You are given life. You are not given purpose.
This is a hard pill for many of us to swallow. We struggle to digest it.
Purpose, at best, is something people assemble after the fact. For some, it is personal and idiosyncratic—a loose mixture of desires, experiences, temperament, and luck. For others, purpose is said to preexist: assigned rather than discovered.
In this latter view, purpose comes from God, embedded in some vaguely defined “Divine Plan.” Any purpose not derived from it is considered inferior or mistaken. Failure to accept this purpose is framed as a moral defect; acceptance, as virtue. Everything that happens—joy, suffering, success, catastrophe—is declared “meant.”
A divine purpose must be absolute. If it comes from the creator, deviation is impossible. Such a purpose is important enough to justify killing and dying, which is why it also requires an afterlife. Without eternal compensation, the arithmetic fails.
I enjoy talking to religious people. I have several ultra-orthodox tenants, and every Friday a group of Lubavitch boys comes to my office to bring me closer to my faith. Our conversations usually end the same way, with the question that matters most:
“You really believe this is all there is—and then we die?” They mean it rhetorically.
I always feel strange answering yes. It sounds incomplete, almost arbitrary.
But I have no other honest answer.
The purpose of life is to live. This is not inspirational; it is tautological. Life does not require justification beyond itself.
We often describe life as a journey—birth, progression, death. But a journey implies a destination. That implication may be nothing more than a habit of thought: a grammar mistake mistaken for metaphysics.
Life may not be linear at all. It may be self-contained. The organism that is born and the organism that dies are not moving toward a goal; they are undergoing a process—growth, maturity, decline. No different in principle from plants, insects, or any other living system.
Life engenders process, not purpose. Minds invent purposes.
Hence the familiar substitutes: an afterlife for the righteous, spiritual missions, the Kingdom of God, tikkun olam—the repair of an imperfect world designed by a perfect creator. Or their secular equivalents: wealth, status, credentials, legacy, family. All serve the same function. They place life at a distance, something to be earned or completed, rather than something already happening.
But the only purpose that does not collapse under scrutiny is the one that does not need to be pursued. It is not ahead of you. It is not earned. It is already occurring. It is part of your very nature: the fullness of being alive.

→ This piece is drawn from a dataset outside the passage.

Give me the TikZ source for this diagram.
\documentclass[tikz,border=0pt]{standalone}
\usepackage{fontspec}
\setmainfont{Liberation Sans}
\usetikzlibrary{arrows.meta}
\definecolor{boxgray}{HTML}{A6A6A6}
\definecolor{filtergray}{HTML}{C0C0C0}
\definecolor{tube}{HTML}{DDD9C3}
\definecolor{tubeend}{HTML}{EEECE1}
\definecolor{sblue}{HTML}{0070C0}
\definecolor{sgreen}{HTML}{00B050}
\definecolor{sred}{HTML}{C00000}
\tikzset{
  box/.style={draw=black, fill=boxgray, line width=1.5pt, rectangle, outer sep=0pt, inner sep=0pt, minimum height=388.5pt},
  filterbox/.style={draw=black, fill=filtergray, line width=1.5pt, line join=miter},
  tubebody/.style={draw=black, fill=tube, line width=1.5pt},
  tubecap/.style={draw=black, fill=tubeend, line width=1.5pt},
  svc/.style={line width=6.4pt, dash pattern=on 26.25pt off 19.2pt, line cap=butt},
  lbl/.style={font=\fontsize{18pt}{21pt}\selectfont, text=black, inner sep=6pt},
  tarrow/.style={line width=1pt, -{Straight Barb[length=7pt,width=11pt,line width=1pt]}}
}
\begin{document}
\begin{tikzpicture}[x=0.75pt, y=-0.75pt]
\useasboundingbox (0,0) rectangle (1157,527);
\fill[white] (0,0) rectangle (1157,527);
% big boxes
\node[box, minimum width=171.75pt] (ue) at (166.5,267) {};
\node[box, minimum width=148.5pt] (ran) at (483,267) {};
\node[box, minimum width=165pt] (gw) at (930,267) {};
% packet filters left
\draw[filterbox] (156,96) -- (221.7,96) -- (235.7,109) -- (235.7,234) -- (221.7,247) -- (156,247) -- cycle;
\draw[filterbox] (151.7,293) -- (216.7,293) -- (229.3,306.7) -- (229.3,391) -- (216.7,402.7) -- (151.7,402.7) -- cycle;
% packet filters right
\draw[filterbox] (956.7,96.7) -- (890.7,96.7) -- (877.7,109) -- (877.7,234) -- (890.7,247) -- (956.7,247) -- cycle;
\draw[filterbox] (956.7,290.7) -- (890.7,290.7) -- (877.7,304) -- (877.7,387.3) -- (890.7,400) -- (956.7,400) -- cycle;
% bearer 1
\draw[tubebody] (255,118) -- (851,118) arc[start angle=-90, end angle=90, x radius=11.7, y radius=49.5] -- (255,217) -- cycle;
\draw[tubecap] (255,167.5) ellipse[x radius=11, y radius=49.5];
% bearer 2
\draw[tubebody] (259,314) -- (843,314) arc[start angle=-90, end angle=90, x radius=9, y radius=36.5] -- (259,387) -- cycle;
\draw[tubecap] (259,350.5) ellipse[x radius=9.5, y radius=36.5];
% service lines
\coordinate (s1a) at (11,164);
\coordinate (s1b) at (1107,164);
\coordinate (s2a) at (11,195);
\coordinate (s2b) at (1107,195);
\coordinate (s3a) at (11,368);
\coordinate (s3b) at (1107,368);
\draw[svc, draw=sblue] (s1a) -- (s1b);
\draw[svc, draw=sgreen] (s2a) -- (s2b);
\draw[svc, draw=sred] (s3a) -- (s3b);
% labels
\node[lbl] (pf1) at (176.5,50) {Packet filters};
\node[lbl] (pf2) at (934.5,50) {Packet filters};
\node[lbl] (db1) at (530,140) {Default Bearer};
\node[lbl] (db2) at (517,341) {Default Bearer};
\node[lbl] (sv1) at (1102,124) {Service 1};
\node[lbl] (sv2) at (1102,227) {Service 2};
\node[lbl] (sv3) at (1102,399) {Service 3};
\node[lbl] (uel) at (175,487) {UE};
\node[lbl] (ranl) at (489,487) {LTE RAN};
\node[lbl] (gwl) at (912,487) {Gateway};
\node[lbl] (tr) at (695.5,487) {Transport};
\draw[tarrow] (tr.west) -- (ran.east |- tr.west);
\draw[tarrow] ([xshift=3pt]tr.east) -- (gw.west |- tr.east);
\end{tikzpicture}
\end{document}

Life persists even in cracks in pavement. It does not wait for meaning, permission, or explanation. Psychological structures—expectation, obligation, grand narratives of purpose—often interfere more than they help.
Reduce the distance between mind and body. Reduce the demand that life justify itself. As the barrier drops, so does anxiety about purpose.
What remains is not meaning in the grand sense, but something simpler and harder to refute: being alive, fully, and without judgment.